Saturday, February 23, 2013

Finally, some answers and an action plan

The astute reader would have picked up the impatience and -- yes, let's say it -- depression in the last post. The seemingly endless waiting, the eternal quest for just one more piece of information, the underlying fear that the string of good news couldn't last -- it was all taking a terrible toll on me.

But despair has taken a holiday. The doctors now seem to have all the information they need and are ready to move forward. The pathology report came in and showed only one lymph node on the esophagus with cancer. Zero cancer would have been our best hope, but I'm happy with the next best thing.

Surgery has been scheduled for bright and early Wednesday morning February 27. They'll remove that one lymph node and one lobe of my lung, where the lung cancer is. I'll be in the hospital for 3 - 5 days, then recovery at home for about 3 weeks. At some point afterwards, I'll have chemotherapy with perhaps a bit of radiation therapy as well. And no, I don't know when that will start nor how long it will last. I'm pretty committed to the One Step at a Time philosophy of coping.

Sherri will take me to Shelly's place in Seattle on Tuesday evening, then Shelly will deliver me to Swedish Hospital at 6:00 am.

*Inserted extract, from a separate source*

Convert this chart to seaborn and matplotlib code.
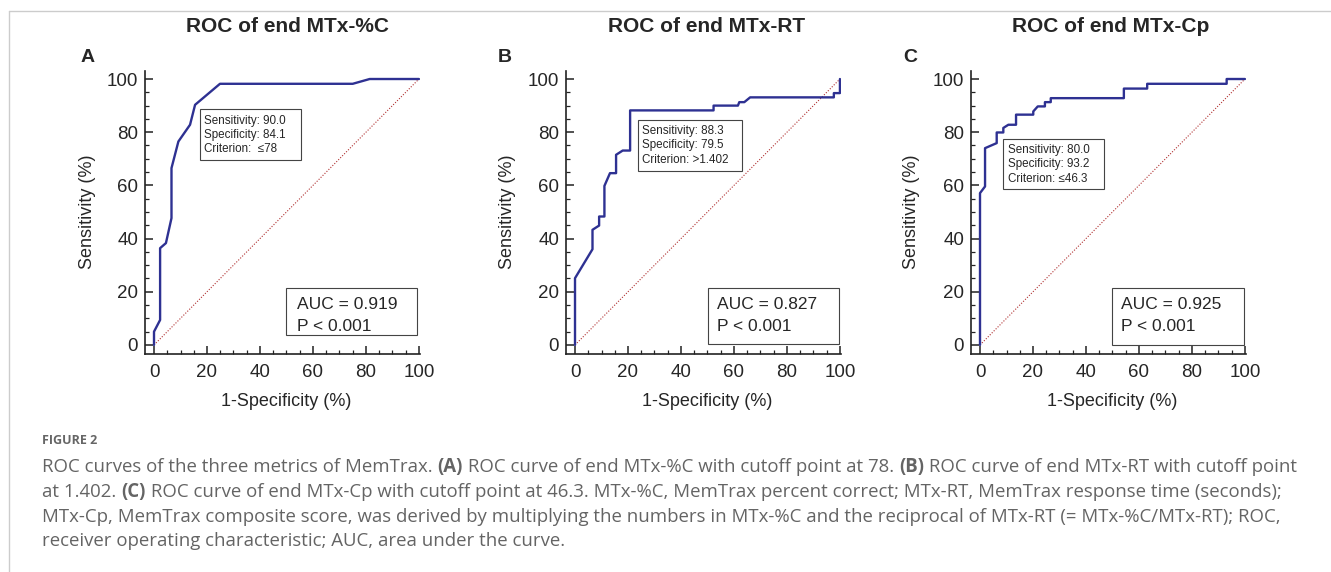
import seaborn as sns
import matplotlib.pyplot as plt
import numpy as np
import pandas as pd
from matplotlib.patches import Rectangle
from matplotlib.ticker import MultipleLocator

# ROC curve points (1-specificity %, sensitivity %)
fpr_a = [0, 0, 2.3, 2.3, 4.5, 6.6, 6.6, 9.2, 13.6, 15.5, 24.9, 75.0, 81.4, 100]
tpr_a = [0, 5.0, 9.4, 36.4, 38.3, 47.7, 66.5, 76.5, 82.8, 90.3, 98.2, 98.2, 100, 100]

fpr_b = [0, 0, 6.6, 6.6, 9.1, 9.1, 11.1, 11.1, 13.2, 15.5, 15.5, 18.0, 20.8, 20.8,
         52.3, 52.3, 61.5, 62.0, 63.9, 66.1, 97.7, 97.7, 100, 100]
tpr_b = [0, 25.1, 36.0, 43.3, 44.9, 48.3, 48.3, 59.8, 64.6, 64.6, 71.5, 73.1, 73.1, 88.2,
         88.2, 90.0, 90.0, 91.3, 91.3, 93.1, 93.1, 94.7, 94.7, 100]

fpr_c = [0, 0, 1.9, 1.9, 6.3, 6.3, 8.8, 8.8, 10.7, 13.6, 13.6, 20.1, 20.1, 21.8, 24.5,
         24.5, 26.7, 26.7, 54.3, 54.3, 63.1, 63.1, 93.1, 93.1, 100]
tpr_c = [0, 57.1, 59.6, 74.0, 75.9, 79.9, 79.9, 81.6, 82.8, 82.8, 86.6, 86.6, 87.8, 89.7,
         89.7, 91.3, 91.3, 92.8, 92.8, 96.4, 96.4, 98.2, 98.2, 100, 100]

titles = ["ROC of end MTx-%C", "ROC of end MTx-RT", "ROC of end MTx-Cp"]
letters = ["A", "B", "C"]
auc_vals = ["0.919", "0.827", "0.925"]
p_vals = ["< 0.001", "< 0.001", "< 0.001"]
sens = ["90.0", "88.3", "80.0"]
spec = ["84.1", "79.5", "93.2"]
crit = ["Criterion:  \u226478", "Criterion: >1.402", "Criterion: \u226446.3"]

sns.set_style("ticks")
plt.rcParams["font.family"] = ["Liberation Sans", "DejaVu Sans"]

W, H = 1331, 572
fig = plt.figure(figsize=(W / 100, H / 100), dpi=100)

def fx(px):
    return px / W

def fy(py):
    return 1 - py / H

axes_left = [145, 566, 971]
# (box x, box y, box w, box h, text x, line ys)
info_boxes = [(17.3, 69.6, 38.1, 19.1, 18.8, [84.3, 79.0, 73.7]),
              (23.6, 65.5, 39.3, 19.2, 25.1, [80.6, 75.1, 69.7]),
              (8.8, 58.6, 38.0, 18.9, 10.4, [73.4, 68.0, 62.5])]
auc_boxes = [(50.0, 3.8, 49.4, 17.8, 53.8),
             (50.2, 0.4, 49.4, 21.2, 53.6),
             (49.9, 0.0, 49.8, 21.6, 53.3)]
curves = [(fpr_a, tpr_a), (fpr_b, tpr_b), (fpr_c, tpr_c)]
navy = "#2e3192"

for i in range(3):
    left = axes_left[i]
    ax = fig.add_axes([fx(left), fy(354), fx(275), (354 - 70.5) / H])
    df = pd.DataFrame({"fpr": curves[i][0], "tpr": curves[i][1]})
    ax.plot([0, 100], [0, 100], color="#b03030", lw=0.8, ls=(0, (1, 1.5)))
    sns.lineplot(data=df, x="fpr", y="tpr", sort=False, estimator=None,
                 color=navy, lw=1.7, ax=ax)
    ax.set_xlim(-3.4, 100.4)
    ax.set_ylim(-3.4, 103.2)
    ax.xaxis.set_major_locator(MultipleLocator(20))
    ax.yaxis.set_major_locator(MultipleLocator(20))
    ax.xaxis.set_minor_locator(MultipleLocator(5))
    ax.yaxis.set_minor_locator(MultipleLocator(5))
    ax.tick_params(which="major", direction="in", length=6, width=1.1,
                   labelsize=13.5, color="#222222")
    ax.tick_params(axis="y", which="major", pad=5)
    ax.tick_params(axis="x", which="major", pad=7)
    ax.tick_params(which="minor", direction="in", length=3, width=0.9, color="#222222")
    for s in ["top", "right"]:
        ax.spines[s].set_visible(False)
    for s in ["left", "bottom"]:
        ax.spines[s].set_linewidth(1.2)
        ax.spines[s].set_color("#222222")
    ax.set_xlabel("")
    ax.set_ylabel("")

    bx, by, bw, bh, tx, lys = info_boxes[i]
    ax.add_patch(Rectangle((bx, by), bw, bh, fill=True, facecolor="white",
                           edgecolor="#444444", lw=0.8, zorder=3))
    for txt, yy in zip(["Sensitivity: " + sens[i], "Specificity: " + spec[i], crit[i]], lys):
        ax.text(tx, yy, txt, fontsize=8.4, va="center", ha="left", zorder=4)

    ax_, ay_, aw_, ah_, atx = auc_boxes[i]
    ax.add_patch(Rectangle((ax_, ay_), aw_, ah_, fill=True, facecolor="white",
                           edgecolor="#444444", lw=0.8, zorder=3))
    ax.text(atx, 15.1, "AUC = " + auc_vals[i], fontsize=12.5, va="center", ha="left", zorder=4)
    ax.text(atx, 6.9, "P " + p_vals[i], fontsize=12.5, va="center", ha="left", zorder=4)

title_x = [288, 707, 1111]
letter_x = [88, 505, 910]
ylab_x = [87, 508, 912]
for i in range(3):
    fig.text(fx(title_x[i]), fy(27), titles[i], fontsize=15, fontweight="bold",
             ha="center", va="center")
    fig.text(fx(letter_x[i]), fy(58), letters[i], fontsize=14, fontweight="bold",
             ha="center", va="center")
    fig.text(fx(ylab_x[i]), fy(212), "Sensitivity (%)", fontsize=13, rotation=90,
             ha="center", va="center")
    fig.text(fx(axes_left[i] + 9 + 132), fy(401), "1-Specificity (%)", fontsize=13,
             ha="center", va="center")

# frame lines of the figure page
fig.add_artist(plt.Line2D([fx(9), 1], [fy(11), fy(11)], color="#cccccc", lw=1))
fig.add_artist(plt.Line2D([fx(9), fx(9)], [fy(11), 0], color="#cccccc", lw=1))

# caption
cap_family = ["Open Sans", "DejaVu Sans"]
cap_color = "#646464"
lines = [
    [("ROC curves of the three metrics of MemTrax. ", False), ("(A)", True),
     (" ROC curve of end MTx-%C with cutoff point at 78. ", False), ("(B)", True),
     (" ROC curve of end MTx-RT with cutoff point", False)],
    [("at 1.402. ", False), ("(C)", True),
     (" ROC curve of end MTx-Cp with cutoff point at 46.3. MTx-%C, MemTrax percent correct; MTx-RT, MemTrax response time (seconds);", False)],
    [("MTx-Cp, MemTrax composite score, was derived by multiplying the numbers in MTx-%C and the reciprocal of MTx-RT (= MTx-%C/MTx-RT); ROC,", False)],
    [("receiver operating characteristic; AUC, area under the curve.", False)],
]
renderer = fig.canvas.get_renderer()

# fit caption font size to the first line's width
probe = fig.text(0, 0, "".join(p[0] for p in lines[0]), fontsize=10, family=cap_family)
wpx = probe.get_window_extent(renderer).width
probe.remove()
cap_size = min(10 * 1248 / wpx, 14)

fig.text(fx(42), fy(440), "FIGURE 2", fontsize=9, fontweight="bold", color="#666666",
         family=cap_family, ha="left", va="center")
line_y = [467, 492, 517, 541]
for parts, yy in zip(lines, line_y):
    x = fx(42)
    for txt, bold in parts:
        t = fig.text(x, fy(yy), txt, fontsize=cap_size, color=cap_color, family=cap_family,
                     fontweight="bold" if bold else "normal", ha="left", va="center")
        x += t.get_window_extent(renderer).width / W

fig.savefig("out.png", dpi=100)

The doctor has told me that the most painful part of the post-op recovery is that they will have to move aside a rib or two to get to the lung. Ouch. He has also assured me that they'll be using "aggressive pain management" afterwards to help ensure that I'll continue to take deep breaths. Most of us are aware that one of the primary concerns after just about any major surgery is getting the patient to breathe deeply and keep the lungs clear. One of the nurses at last Wednesday's biopsy procedure told me that insufficient breathing can bring on pneumonia within a few hours! So as you send out healing thoughts my way, be sure to send them on a wave of a deep breath.

Shelly will come home and stay with me for about 3 days, and after that I'm just not sure what I'm going to want or need. I'm pretty sure I'll continue to need a lot of help for at least a week, but I don't know yet what that help is going to look like. I'll give Shelly access to this blog so she can keep everyone updated.

The love and good wishes of my fabulous family and friends continue to give me strength. Deep thanks to all of you.